Activity 5: Design an Architecture for Visual Recognition (50 Points)

In the PyTorch tutorial you completed in Activity 2, you worked through an example of performing visual recognition on the CIFAR-10 dataset. CIFAR-10 is commonly used as a sanity check when designing a new neural network architecture. That is to say, the task and scale of data is intentionally made to be very easy to ensure that some base level of performance can be achieved. Another dataset that is commonly used for this purpose is the MNIST database of handwritten digits. Instead of classifying natural scenes, the objective of the task in this dataset is to classify images of individual handwritten digits (the original application of the dataset involved zip code recognition for the postal service). In this activity, your goal will be to create a network that can achieve a high level of accuracy on the MNIST dataset.

The MNIST dataset is conveniently accessed through PyTorch via the torchvision.datasets.MNIST subclass. After loading the dataset, pass the training data to a classification network of your own design. To operate efficiently, you will want some mix of Conv2d and Linear layers. Make use of the relu activation function here, as it will yield good performance. The performance target for this activity is over 90% accuracy on the test set (which we will use here as a validation set, so don't worry about overfitting). Hint: you may need to normalize the images to get good performance. Train the network using the SGD optimizer. Your program should print out the loss during training, as well as the final accuracy on the test set. Submit your code as part of your answer to this question.

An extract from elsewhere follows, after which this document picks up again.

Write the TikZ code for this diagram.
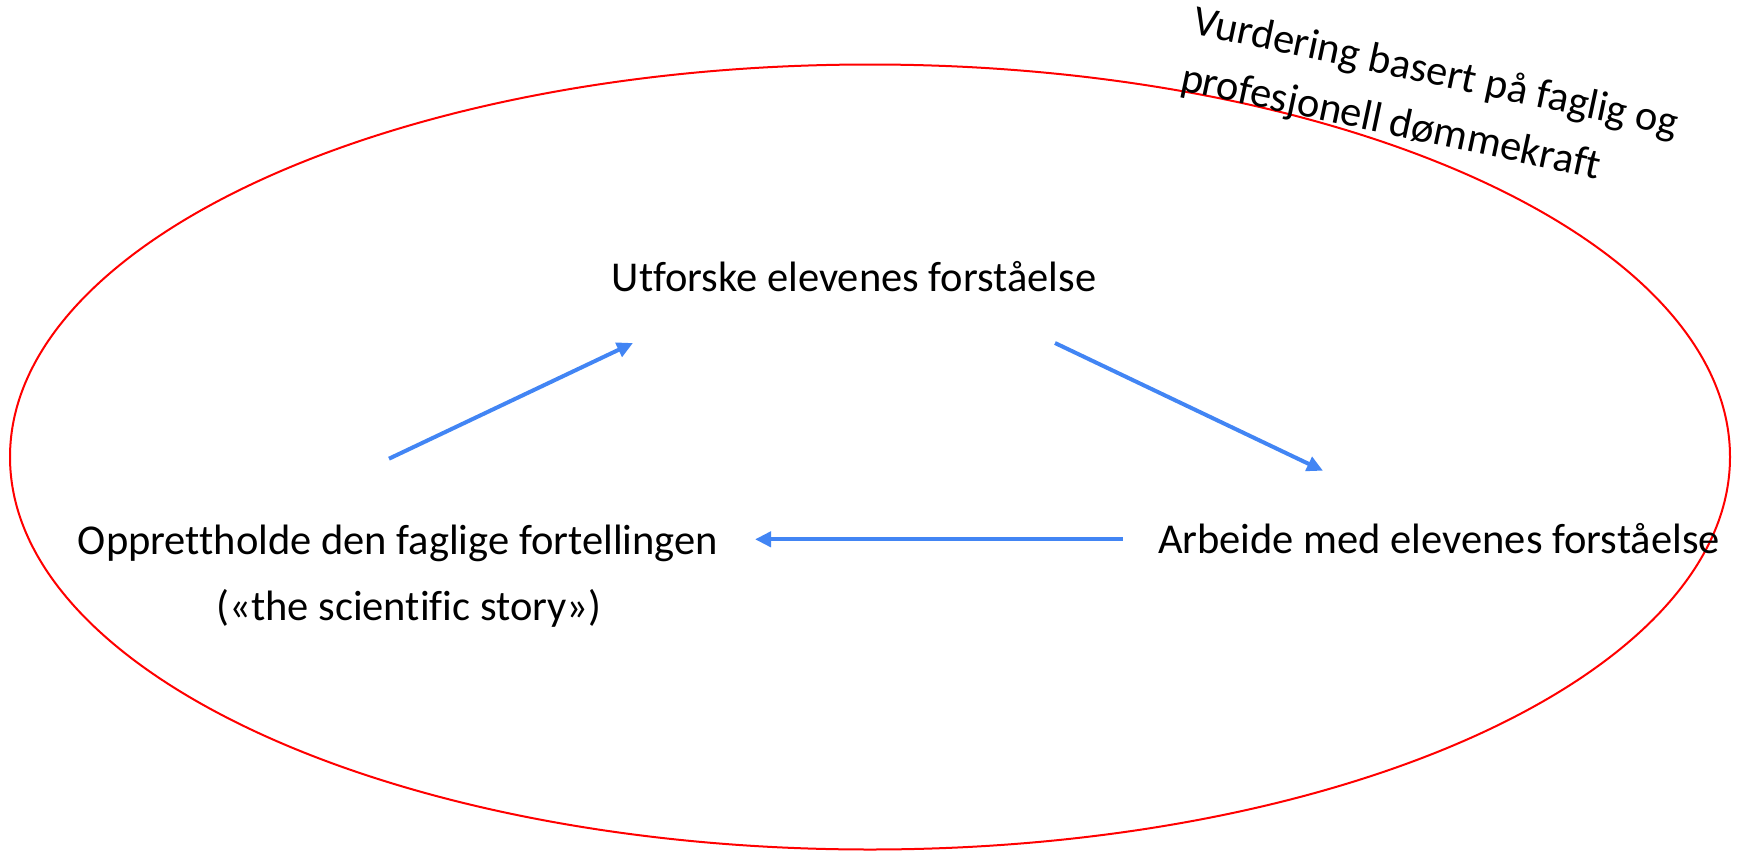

Hyperparameters are free parameters that can be adjusted in any way desired. They often control important aspects of the learning process, including influencing the rate of change of the elementary parameters (i.e., the weights) of the network. One such hyperparameter is the Learning Rate. Try adjusting this parameter in the SGD method via the lr variable by stepping it in log base 10 increments. What happens to the loss during training and the test accuracy as the learning rate changes? Why is this the case? Record the answers to these questions in your README.md file.

We will revisit the idea of hyperparameters and their role in learning in Homework 04.

Feedback

If you have any questions, comments, or concerns regarding the course, please provide your feedback at the end of your README.md.

Submission

Remember to put your name in the README.md file. To submit your assignment, please commit your work to the homework01 folder of your homework01 branch in your assignment's GitLab repository:

$ cd path/to/cse-40171-fa19-assignments   # Go to assignments repository
$ git checkout master                     # Make sure we are in master branch
$ git pull --rebase                       # Make sure we are up-to-date with GitLab
$ git checkout -b homework01              # Create homework01 branch and check it out
$ cd homework01                           # Go to homework01 directory
...
$ $EDITOR README.md                       # Edit appropriate README.md
$ git add README.md                       # Mark changes for commit
$ git commit -m "homework01: complete"    # Record changes
...
$ git push -u origin homework01           # Push branch to GitLab

Procedure for submitting your work: create a merge request by the process that is described here, but make sure to change the target branch from wscheirer/cse-40567-sp19-assignments to your personal fork's master branch so that your code is not visible to other students. Additionally, assign this merge request to our TA (sabraha2) and add wscheirer as an approver (so all class staff can track your submission).